The ruling issued Friday by the 3rd Circuit Court of Appeals upholds the law, which authorizes the attorney general to file lawsuits against the gun industry if it “knowingly or recklessly contribute to a public nuisance” by failing to maintain “reasonable controls” on the sale, manufacturing, distribution, importing, or marketing of gun-related products.

The decision by the three-judge panel also lifts an injunction against the New Jersey law issued last year by a federal court judge.

A lawsuit filed by the National Shooting Sports Foundation argued that the 2022 law is unconstitutional because Congress barred “baseless lawsuits” against gun makers in 2005, when it passed the bipartisan Protection of Lawful Commerce in Arms Act, which gave firearm manufacturers and sellers broad immunity from most litigation.

“But we see little evidence that enforcement is looming,” the appellate court wrote in its 16-page ruling. “Because the foundation has jumped the gun, its challenge must be dismissed.”

Gov. Phil Murphy said he was “thrilled” about the ruling upholding the law, which he says will “hold bad actors in the firearms industry accountable for dangerous sales and marketing practices.”

Attorney General Matthew J. Platkin also praised the ruling, which he said will hold accountable “those whose unlawful conduct causes bloodshed, and fuels the gun violence epidemic, for the sake of their bottom line.”

“Our law never should have been enjoined, and now it will be back in effect in its entirety,” Platkin said.

Platkin and other New Jersey officials say the state’s tough firearm safety laws have helped it maintain one of the lowest firearm mortality rates in the country.

But they point out there are still hundreds of gun-related deaths each year in the state, which has also seen mass shootings including a 2019 incident where two individuals targeted a kosher market in Hudson County in an attack that claimed the lives of six people, including a Jersey City police officer.

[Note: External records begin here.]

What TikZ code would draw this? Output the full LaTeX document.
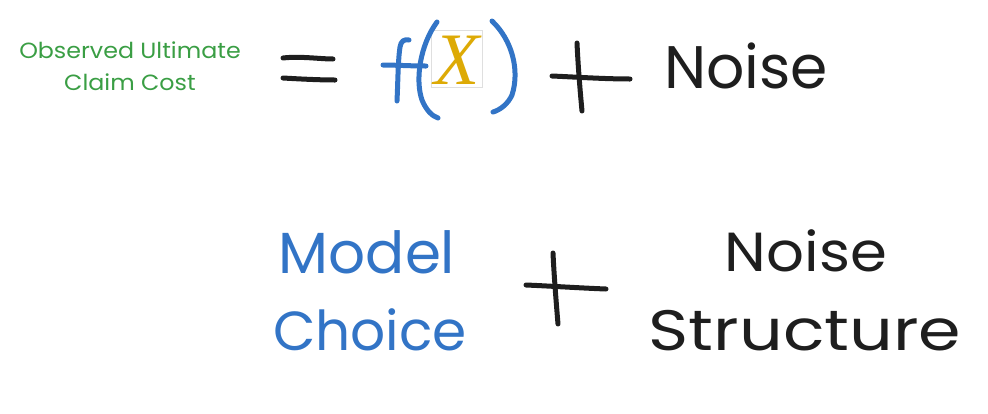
\documentclass[tikz,border=0pt]{standalone}
\usepackage{fontspec}
\setmainfont{Poppins}
\newfontfamily\xfont{Liberation Serif}
\definecolor{ink}{HTML}{1E1E1E}
\definecolor{exblue}{HTML}{3274C6}
\definecolor{exgreen}{HTML}{3A9E44}
\definecolor{xgold}{HTML}{DDAA05}
\tikzset{
  txt/.style={inner sep=0pt, anchor=base},
  stroke/.style={line width=5pt, line cap=round, line join=round},
}
\begin{document}
\begin{tikzpicture}[x=1pt,y=-1pt]
\useasboundingbox (0,0) rectangle (988,413);
% green label
\node[txt, text=exgreen, font=\fontsize{22}{26}\selectfont] (obs) at (130,58) {\scalebox{1.08}[1]{Observed Ultimate}};
\node[txt, text=exgreen, font=\fontsize{22}{26}\selectfont] (claim) at (130,90) {\scalebox{1.08}[1]{Claim Cost}};
% equals
\draw[stroke, ink] (283,58) .. controls (300,56) and (320,59) .. (333,59);
\draw[stroke, ink] (283,78) .. controls (300,79) and (320,80) .. (335,80);
% f
\draw[stroke, exblue] (397,101) .. controls (398,80) and (398,60) .. (400,47) .. controls (401,41) and (404,39) .. (409,40);
\draw[stroke, exblue] (383,65) .. controls (395,65) and (410,66) .. (426,66);
% X box
\node[draw=gray!25, line width=0.8pt, fill=white, minimum width=51pt, minimum height=57pt, inner sep=0pt] (xbox) at (456.5,58.5) {};
\node[inner sep=0pt, text=xgold, font=\xfont\itshape\fontsize{74}{80}\selectfont, anchor=base] (xlab) at (457,84) {X};
% parentheses
\draw[stroke, exblue] (437,22) .. controls (420,45) and (415,80) .. (422,100) .. controls (426,110) and (432,116) .. (438,118);
\draw[stroke, exblue] (492,21) .. controls (512,40) and (520,70) .. (512,95) .. controls (508,104) and (500,110) .. (493,112);
% plus top
\draw[stroke, ink] (577,43) .. controls (578,65) and (580,90) .. (582,111);
\draw[stroke, ink] (552,76) .. controls (575,77) and (605,79) .. (630,79);
% Noise top
\node[txt, text=ink, font=\fontsize{60}{66}\selectfont] (noise1) at (746,88) {Noise};
% bottom
\node[txt, text=exblue, font=\fontsize{58}{64}\selectfont] (model) at (367,273) {Model};
\node[txt, text=exblue, font=\fontsize{55}{62}\selectfont] (choice) at (370,350) {Choice};
\draw[stroke, ink] (553,253) .. controls (554,275) and (556,300) .. (558,324);
\draw[stroke, ink] (526,285) .. controls (550,286) and (580,288) .. (606,289);
\node[txt, text=ink, font=\fontsize{55}{60}\selectfont] (noise2) at (806,271) {\scalebox{1.08}[1]{Noise}};
\node[txt, text=ink, font=\fontsize{57}{62}\selectfont] (struct) at (805,350) {\scalebox{1.2}[1]{Structure}};
\end{tikzpicture}
\end{document}
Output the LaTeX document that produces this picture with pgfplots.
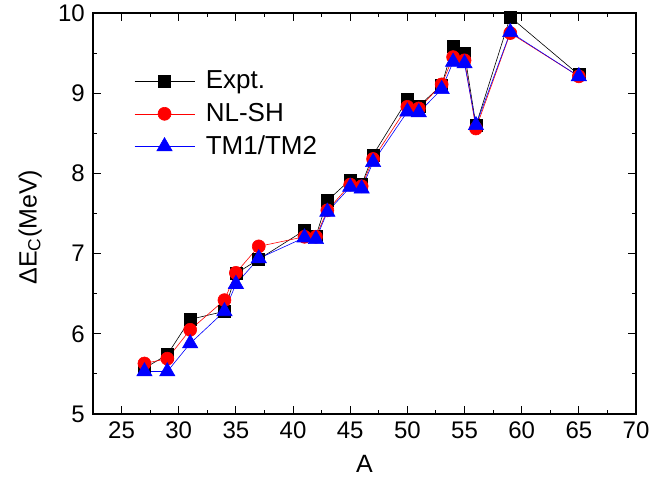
\documentclass[border=0pt]{standalone}
\usepackage{fontspec}
\setmainfont{Liberation Sans}
\usepackage{pgfplots}
\pgfplotsset{compat=1.18}

\begin{document}
\fontsize{24}{28}\selectfont
\begin{tikzpicture}
\begin{axis}[
  scale only axis, width=543pt, height=401pt,
  xmin=22.5, xmax=70, ymin=5, ymax=10,
  xtick={25,30,...,70}, ytick={5,6,...,10},
  minor x tick num=1, minor y tick num=1,
  tick pos=both, tick align=inside,
  major tick length=8pt, minor tick length=4pt,
  axis line style={line width=1.2pt},
  every tick/.style={black, line width=1pt},
  /pgf/number format/assume math mode=true,
  tick label style={font=\fontsize{24}{28}\selectfont},
  label style={font=\fontsize{25}{29}\selectfont},
  xlabel={A}, ylabel={ΔE\textsubscript{C}(MeV)},
  ylabel style={at={(ticklabel cs:0.466)}},
  legend style={draw=none, fill=none, at={(rel axis cs:0.07,0.866)}, anchor=north west,
    font=\fontsize{26}{30}\selectfont, row sep=6.5pt,
    /tikz/every odd column/.append style={column sep=9pt}},
  legend cell align=left,
  legend image code/.code={\draw[mark repeat=2,mark phase=2,#1] plot coordinates {(0pt,0pt) (30pt,0pt) (60pt,0pt)};},
]
\addplot[black, line width=0.6pt, mark=square*, mark size=6pt, mark options={solid, fill=black}] coordinates {
(27,5.57) (29,5.74) (31,6.18) (34,6.28) (35,6.75) (37,6.93) (41,7.29) (42,7.22) (43,7.66)
(45,7.92) (46,7.86) (47,8.23) (50,8.92) (51,8.84) (53,9.10) (54,9.58) (55,9.50) (56,8.60)
(59,9.95) (65,9.23)};
\addlegendentry{Expt.}
\addplot[red, line width=0.6pt, mark=*, mark size=6.5pt, mark options={solid, fill=red}] coordinates {
(27,5.63) (29,5.69) (31,6.05) (34,6.42) (35,6.76) (37,7.09) (41,7.21) (42,7.21) (43,7.54)
(45,7.86) (46,7.84) (47,8.18) (50,8.83) (51,8.81) (53,9.11) (54,9.45) (55,9.41) (56,8.56)
(59,9.75) (65,9.21)};
\addlegendentry{NL-SH}
\addplot[blue, line width=0.6pt, mark=triangle*, mark size=8.8pt, mark options={solid, fill=blue}] coordinates {
(27,5.53) (29,5.53) (31,5.88) (34,6.28) (35,6.62) (37,6.94) (41,7.20) (42,7.18) (43,7.52)
(45,7.83) (46,7.81) (47,8.14) (50,8.77) (51,8.76) (53,9.05) (54,9.39) (55,9.37) (56,8.60)
(59,9.76) (65,9.21)};
\addlegendentry{TM1/TM2}
\end{axis}
\pgfresetboundingbox
\path (current axis.south west) ++(-93pt,-76pt) rectangle ++(650pt,490pt);
\end{tikzpicture}
\end{document}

New Jersey is also facing a legal challenge over a 2022 law that prevents licensed firearm owners from carrying guns in at least 25 “sensitive places” like government buildings, libraries, public transportation and day care centers.

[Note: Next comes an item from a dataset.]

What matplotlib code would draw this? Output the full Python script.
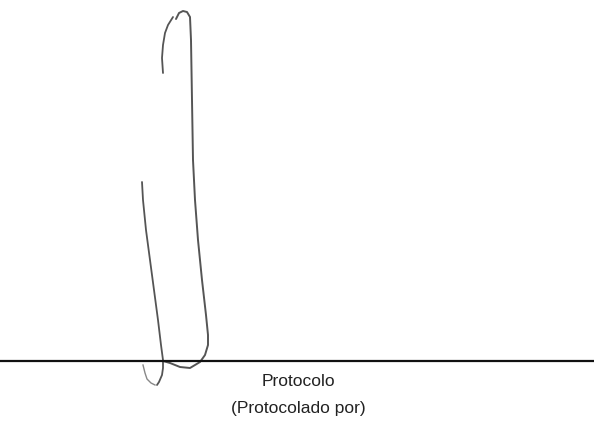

The foundation, a Connecticut-based firearms trade group, has also filed a similar federal lawsuit against Delaware, President Joe Biden’s home state, which enacted a similar public nuisance law last year. The outcome of that case is still pending.

The group said the federal PLCAA law “keeps activist lawyers from placing the blame on members of the firearm industry” for the criminal misuse of lawfully manufactured firearms.

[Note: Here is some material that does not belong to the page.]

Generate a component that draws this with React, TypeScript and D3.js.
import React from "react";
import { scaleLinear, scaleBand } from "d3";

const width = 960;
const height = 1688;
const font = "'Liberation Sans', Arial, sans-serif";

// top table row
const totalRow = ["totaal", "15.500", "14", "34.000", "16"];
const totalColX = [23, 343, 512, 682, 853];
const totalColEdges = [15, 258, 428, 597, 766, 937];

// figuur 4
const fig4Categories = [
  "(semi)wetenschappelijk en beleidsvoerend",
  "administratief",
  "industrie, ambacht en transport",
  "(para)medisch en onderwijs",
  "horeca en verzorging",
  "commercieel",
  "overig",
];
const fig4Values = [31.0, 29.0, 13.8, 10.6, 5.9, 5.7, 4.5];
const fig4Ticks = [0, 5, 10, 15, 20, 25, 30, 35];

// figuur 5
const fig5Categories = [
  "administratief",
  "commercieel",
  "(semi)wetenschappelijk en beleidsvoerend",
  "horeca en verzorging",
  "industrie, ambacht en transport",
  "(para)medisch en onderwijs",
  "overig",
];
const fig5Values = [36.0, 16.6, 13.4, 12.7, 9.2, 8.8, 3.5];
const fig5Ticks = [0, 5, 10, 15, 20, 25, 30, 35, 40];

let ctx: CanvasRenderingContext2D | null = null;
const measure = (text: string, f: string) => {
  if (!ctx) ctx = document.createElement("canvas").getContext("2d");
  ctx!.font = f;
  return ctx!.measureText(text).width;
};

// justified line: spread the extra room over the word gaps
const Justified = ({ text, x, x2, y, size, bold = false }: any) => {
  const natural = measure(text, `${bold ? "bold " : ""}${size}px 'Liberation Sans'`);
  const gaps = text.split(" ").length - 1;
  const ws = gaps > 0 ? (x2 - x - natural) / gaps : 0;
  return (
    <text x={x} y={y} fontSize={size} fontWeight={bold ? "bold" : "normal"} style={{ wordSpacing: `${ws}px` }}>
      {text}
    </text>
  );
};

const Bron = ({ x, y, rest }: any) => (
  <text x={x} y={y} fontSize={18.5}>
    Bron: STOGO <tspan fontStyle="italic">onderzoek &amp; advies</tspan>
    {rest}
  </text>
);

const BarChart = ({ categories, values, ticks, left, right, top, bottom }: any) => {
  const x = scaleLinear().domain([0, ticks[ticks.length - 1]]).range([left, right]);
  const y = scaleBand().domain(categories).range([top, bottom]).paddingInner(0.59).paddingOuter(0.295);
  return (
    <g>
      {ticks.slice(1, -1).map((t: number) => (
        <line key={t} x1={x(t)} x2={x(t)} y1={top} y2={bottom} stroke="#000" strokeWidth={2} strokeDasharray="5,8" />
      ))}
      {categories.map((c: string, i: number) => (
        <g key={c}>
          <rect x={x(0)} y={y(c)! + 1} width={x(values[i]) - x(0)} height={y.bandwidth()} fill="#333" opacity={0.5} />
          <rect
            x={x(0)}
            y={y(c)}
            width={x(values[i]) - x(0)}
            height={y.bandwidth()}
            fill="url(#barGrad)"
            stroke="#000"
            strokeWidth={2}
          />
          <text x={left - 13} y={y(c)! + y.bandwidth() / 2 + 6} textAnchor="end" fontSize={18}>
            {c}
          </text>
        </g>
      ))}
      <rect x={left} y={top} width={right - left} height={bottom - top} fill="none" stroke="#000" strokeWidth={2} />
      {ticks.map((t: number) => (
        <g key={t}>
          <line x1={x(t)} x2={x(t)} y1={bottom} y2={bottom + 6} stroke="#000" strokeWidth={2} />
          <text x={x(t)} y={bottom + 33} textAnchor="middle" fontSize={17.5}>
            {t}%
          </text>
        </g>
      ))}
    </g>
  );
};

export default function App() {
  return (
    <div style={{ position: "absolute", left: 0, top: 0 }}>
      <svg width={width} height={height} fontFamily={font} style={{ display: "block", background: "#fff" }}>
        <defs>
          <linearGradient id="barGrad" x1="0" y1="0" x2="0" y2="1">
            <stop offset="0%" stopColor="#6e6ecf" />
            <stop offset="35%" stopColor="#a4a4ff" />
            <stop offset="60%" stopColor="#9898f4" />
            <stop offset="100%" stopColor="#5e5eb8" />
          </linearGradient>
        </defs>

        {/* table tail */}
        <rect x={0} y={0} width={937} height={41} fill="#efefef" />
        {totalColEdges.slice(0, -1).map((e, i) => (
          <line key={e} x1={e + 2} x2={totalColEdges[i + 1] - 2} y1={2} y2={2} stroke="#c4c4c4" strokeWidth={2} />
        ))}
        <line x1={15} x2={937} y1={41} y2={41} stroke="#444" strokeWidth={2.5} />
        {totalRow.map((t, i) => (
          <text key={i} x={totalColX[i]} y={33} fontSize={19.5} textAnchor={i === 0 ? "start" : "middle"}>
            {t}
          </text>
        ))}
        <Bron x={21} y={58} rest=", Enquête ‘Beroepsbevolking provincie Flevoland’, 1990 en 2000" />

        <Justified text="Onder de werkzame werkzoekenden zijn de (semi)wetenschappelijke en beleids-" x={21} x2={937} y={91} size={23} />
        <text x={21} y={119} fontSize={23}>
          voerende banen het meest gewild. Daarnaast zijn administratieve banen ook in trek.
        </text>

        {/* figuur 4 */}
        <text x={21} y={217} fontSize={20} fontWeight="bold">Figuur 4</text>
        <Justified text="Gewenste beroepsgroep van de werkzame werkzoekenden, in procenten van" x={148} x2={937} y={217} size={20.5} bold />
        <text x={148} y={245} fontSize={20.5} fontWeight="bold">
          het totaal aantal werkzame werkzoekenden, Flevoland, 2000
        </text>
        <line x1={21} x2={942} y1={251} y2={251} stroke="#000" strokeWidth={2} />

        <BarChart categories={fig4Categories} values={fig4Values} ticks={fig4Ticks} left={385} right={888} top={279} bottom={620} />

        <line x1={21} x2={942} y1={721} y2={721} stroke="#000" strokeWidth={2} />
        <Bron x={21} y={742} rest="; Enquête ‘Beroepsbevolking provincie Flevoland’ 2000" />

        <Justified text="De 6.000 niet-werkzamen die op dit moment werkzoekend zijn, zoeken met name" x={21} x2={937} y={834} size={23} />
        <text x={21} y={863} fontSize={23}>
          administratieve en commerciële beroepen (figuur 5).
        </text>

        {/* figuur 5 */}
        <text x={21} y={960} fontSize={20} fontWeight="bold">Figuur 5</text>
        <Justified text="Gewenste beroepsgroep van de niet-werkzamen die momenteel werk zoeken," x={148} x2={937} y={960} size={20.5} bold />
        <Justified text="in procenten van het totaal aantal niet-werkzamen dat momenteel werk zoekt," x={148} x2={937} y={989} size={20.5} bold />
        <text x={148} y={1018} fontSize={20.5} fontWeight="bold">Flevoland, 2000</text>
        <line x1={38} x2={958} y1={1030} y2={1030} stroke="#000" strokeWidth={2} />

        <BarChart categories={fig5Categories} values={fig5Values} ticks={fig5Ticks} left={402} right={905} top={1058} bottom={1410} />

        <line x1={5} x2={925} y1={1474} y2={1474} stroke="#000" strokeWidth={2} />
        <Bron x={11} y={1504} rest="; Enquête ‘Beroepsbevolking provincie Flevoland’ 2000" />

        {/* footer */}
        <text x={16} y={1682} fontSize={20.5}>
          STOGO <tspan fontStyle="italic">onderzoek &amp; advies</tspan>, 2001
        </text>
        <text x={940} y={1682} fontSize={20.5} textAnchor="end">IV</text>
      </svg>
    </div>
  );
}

“These state laws are at odds with bedrock principles of American law, which does not hold manufacturers and sellers legally responsible for the actions of criminals and remote third parties over whom the manufacturer and seller has no control when they misuse lawfully sold products,” the group’s said in a recent statement. “No other industry in America had been targeted by such baseless, politically motivated lawsuits.”